394.1 Operationalising the study of social transformation and international migration in the 21st century

Thursday, August 2, 2012: 4:15 PM
Faculty of Economics, TBA
Oral Presentation
Rebecca WILLIAMSON , Department of Sociology and Social Policy, University of Sydney, Australia
Derya OZKUL , Department of Sociology, University of Sydney, Sydney, Australia
Chulhyo KIM , University of Sydney, Australia
Elsa KOLETH , University of Sydney, Australia
Stephen CASTLES , University of Sydney, Australia
Magdalena ARIAS CUBAS , University of Sydney, Australia
While policy-makers and scholars concerned with international migration often see it as abnormal and inherently problematic, this paper starts with the assumption that human mobility is a normal part of social life. At times of rapid change, such as the current epoch of neoliberal globalisation, international migration tends to grow in volume and to become an increasingly important factor reshaping societies. In this context, migration is not just the result of change, nor the cause of change, but constitutes an integral part of social transformation processes.

This paper argues for the need to develop an appropriate empirical approach to the study of these processes. It discusses this in relation to the ‘Social Transformation and International Migration in the 21st Century’ project, which draws on quantitative and qualitative research conducted in four countries that have experienced significant transformation and migration since the beginning of the phase of neoliberal globalisation around the mid-1970s: namely South Korea, Mexico, Turkey and Australia.

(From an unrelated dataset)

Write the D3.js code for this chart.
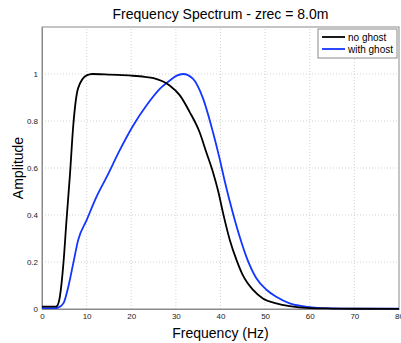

This paper focuses on how key methodological and epistemological issues regarding the study of social transformation and migration can be addressed in practice. This paper argues that only an interdisciplinary approach that deploys mixed methods could analyse the extent to which global factors have varying effects in different places at different scales, mediated through local and national historical experiences and patterns. Ultimately, this paper seeks to answer the questions of how to operationalise our two key concepts -social transformation and international migration- and how to establish theoretical and empirical links between them. For this, it suggests an empirical framework which identifies the key analytical dimensions, units of analysis, and a set of possible strategic indicators.